Parrish was born and raised in Drumright, Oklahoma, where he attended school through the 10th grade, then finished high school in Eureka, Kansas. After earning a Bachelor of Science in General Business from Oklahoma State University in 1961, serving in the Air Force Reserve from 1961-62, and earning a Master of Science in Journalism from OSU in 1964, Parrish found himself working as editor of the “Southside Times” newspaper in Tulsa. A college friend who was teaching math at OBU told him about an opening for a journalism instructor. “I’d never thought about teaching before that, but the idea was intriguing to me.”

Parrish applied and was hired after interviewing with OBU President William Neptune. He began his OBU career in 1964.

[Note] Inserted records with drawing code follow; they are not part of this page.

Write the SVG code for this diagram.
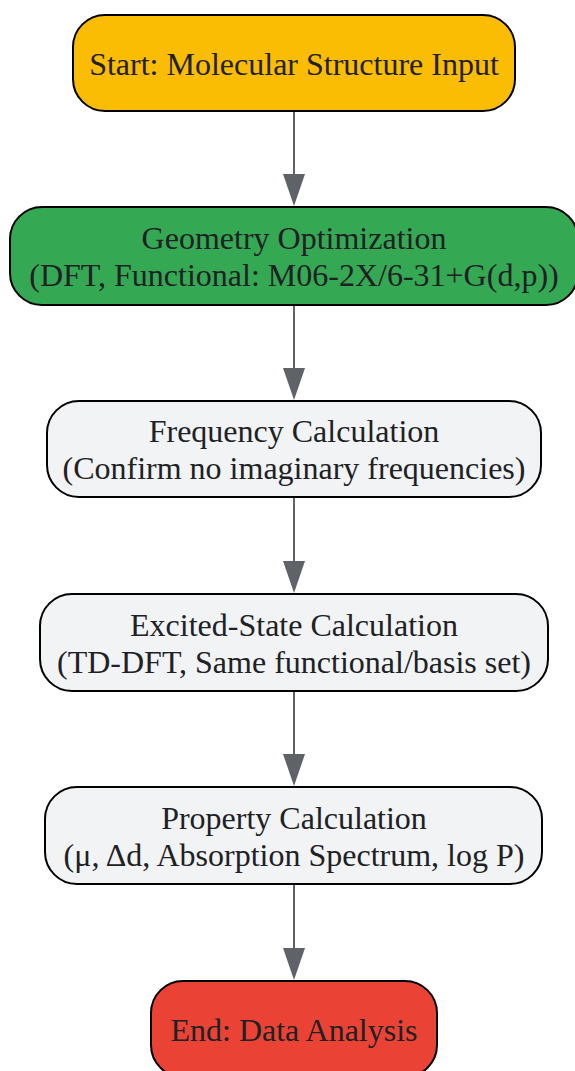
<svg xmlns="http://www.w3.org/2000/svg" width="575" height="1071" viewBox="0 0 575 1071">
<style>
.n{stroke:#000;stroke-width:2}
.t{font-family:"Liberation Serif",serif;font-size:32px;fill:#202124;text-anchor:middle;dominant-baseline:central}
.e{stroke:#5f6368;stroke-width:2;fill:none}
.h{fill:#5f6368}
</style>
<rect width="575" height="1071" fill="#fff"/>
<g id="edges">
<line class="e" x1="294" y1="111" x2="294" y2="176"/>
<polygon class="h" points="283,174 305,174 294,206"/>
<line class="e" x1="294" y1="305" x2="294" y2="370"/>
<polygon class="h" points="283,368 305,368 294,400"/>
<line class="e" x1="294" y1="497" x2="294" y2="563"/>
<polygon class="h" points="283,561 305,561 294,593"/>
<line class="e" x1="294" y1="691" x2="294" y2="756"/>
<polygon class="h" points="283,754 305,754 294,786"/>
<line class="e" x1="294" y1="884" x2="294" y2="950"/>
<polygon class="h" points="283,948 305,948 294,980"/>
</g>
<g id="start">
<rect class="n" x="73" y="15" width="442" height="96" rx="32" fill="#fbbc04"/>
<text class="t" x="294" y="64">Start: Molecular Structure Input</text>
</g>
<g id="geom">
<rect class="n" x="10" y="207" width="568" height="98" rx="32" fill="#34a853"/>
<text class="t" x="294" y="238">Geometry Optimization</text>
<text class="t" x="294" y="275">(DFT, Functional: M06-2X/6-31+G(d,p))</text>
</g>
<g id="freq">
<rect class="n" x="47" y="401" width="494" height="96" rx="32" fill="#f1f3f4"/>
<text class="t" x="294" y="431">Frequency Calculation</text>
<text class="t" x="294" y="468">(Confirm no imaginary frequencies)</text>
</g>
<g id="excited">
<rect class="n" x="40" y="594" width="508" height="97" rx="32" fill="#f1f3f4"/>
<text class="t" x="294" y="625">Excited-State Calculation</text>
<text class="t" x="294" y="662">(TD-DFT, Same functional/basis set)</text>
</g>
<g id="prop">
<rect class="n" x="45" y="787" width="497" height="97" rx="32" fill="#f1f3f4"/>
<text class="t" x="294" y="818">Property Calculation</text>
<text class="t" x="294" y="855">(μ, Δd, Absorption Spectrum, log P)</text>
</g>
<g id="end">
<rect class="n" x="151" y="981" width="286" height="96" rx="32" fill="#ea4335"/>
<text class="t" x="294" y="1030">End: Data Analysis</text>
</g>
</svg>
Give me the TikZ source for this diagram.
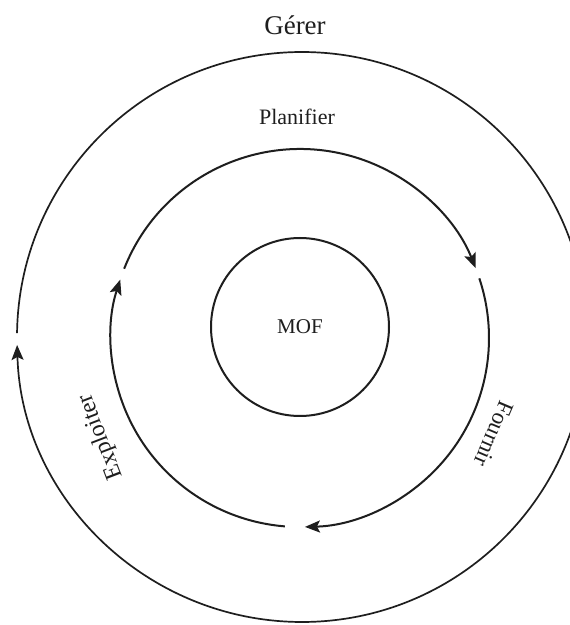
\documentclass[tikz,border=0pt]{standalone}
\usepackage{fontspec}
\setmainfont{Liberation Serif}
\usetikzlibrary{arrows.meta}
\definecolor{ink}{HTML}{1E1E1E}
\tikzset{
  ring/.style={draw=ink, line width=2pt},
  flow/.style={draw=ink, line width=2pt, -{Stealth[length=15pt,width=12pt,inset=3pt]}},
  outerflow/.style={draw=ink, line width=1.7pt, -{Stealth[length=15pt,width=12pt,inset=3pt]}},
  lbl/.style={text=ink, inner sep=0pt},
}
\begin{document}
\begin{tikzpicture}[x=1pt,y=1pt]
  \fill[white] (0,0) rectangle (570,625);
  \useasboundingbox (0,0) rectangle (570,625);
  % centres
  \coordinate (co) at (302,288);
  \coordinate (cm) at (300,287);
  % outer ring (cropped at the right edge)
  \begin{scope}
    \clip (0,0) rectangle (570,625);
    \draw[outerflow] ([shift={(179.2:285)}]co) arc[start angle=179.2, end angle=-178.4, radius=285];
  \end{scope}
  % middle ring: three arcs
  \draw[flow] ([shift={(158.5:189)}]cm) arc[start angle=158.5, end angle=21.7, radius=189];
  \draw[flow] ([shift={(18.4:189)}]cm) arc[start angle=18.4, end angle=-88.5, radius=189];
  \draw[flow] ([shift={(-94.6:189)}]cm) arc[start angle=-94.6, end angle=-198, radius=189];
  % inner circle
  \node[ring, circle, minimum size=178pt, inner sep=0pt, text=ink,
        font=\fontsize{21}{24}\selectfont] (mof) at (300,298) {MOF};
  % labels
  \node[lbl, font=\fontsize{27}{30}\selectfont] (gerer) at (295,600) {Gérer};
  \node[lbl, font=\fontsize{22}{26}\selectfont] (planifier) at (297,508) {Planifier};
  \node[lbl, font=\fontsize{24}{28}\selectfont, rotate=111] (exploiter) at (101,188) {Exploiter};
  \node[lbl, font=\fontsize{23}{26}\selectfont, rotate=-113] (fournir) at (494,191) {Fournir};
\end{tikzpicture}
\end{document}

In addition to his teaching duties, he also served as director of university public relations and sports information during this time, a role he held exclusively from 1966 to 1979. Among the many roles Parrish filled on campus, he identifies most with being a communicator of the University’s message. “The heart of my career has been based on communications with internal and external audiences,” he said. “At the same time I served as executive vice president, I still continued to supervise external communications.”

After serving 15 years in university communications, Parrish assumed the role of director of alumni and annual giving in 1979, directing the annual fund as well as the alumni association for the next seven years, including a promotion to assistant vice president for development and director of alumni and annual giving in 1983.

In 1986, Parrish was named vice president for institutional advancement. In 1991, he took on the role of senior vice president for business and external affairs before moving up to the executive vice president and chief financial officer position in 1995, where he served until his retirement in 2002.

“OBU offered me a variety of professional opportunities and challenges throughout my career,” he said. “Each leadership position I held served to build a solid foundation for the next level of responsibility.”

The Commitment Continues

Even in the face of full-time retirement, Parrish did not end his service to OBU. He served as interim president from 2007-08, chaired the OBU Centennial Committee for the 2010 Centennial Celebration, authored a book series on OBU history, and continues on as university sports historian and radio voice of Bison sports teams.

Parrish has completed his 50th year of service to this institution, where he journeyed for a job interview all those years ago. It is no wonder the Oklahoma Higher Education Hall of Fame came calling.

“I’m very honored by it,” Parrish said. “I’m joining a list of excellent faculty and administrators around the state and at OBU. To be listed with them is a great honor. It shows that they are reaffirming my commitment to OBU and OBU’s commitment to me.”

As Parrish looks back on his career, a few key things stand out above the rest – being present for the 1966 national basketball championship and broadcasting the 2010 national basketball championship; meeting and marrying his wife, Mary Kay; and serving on OBU President Bob Agee’s executive cabinet from 1986-98. He recalls that span as the highlight of his career, serving alongside Dr. C. Pat Taylor, Tom Terry, Dr. David Sallee, Dr. Dick Rader and Dr. Mack Roark.

Parrish has not set a date when his service to OBU will come to an end, but he has plenty to occupy his time away from Bison Hill before and after that time comes – grandchildren, yard work, sports, exercise, family time and traveling. Yet wherever he goes and however he spends his time, Bison Hill is always with him and he will continue to impact his beloved institution.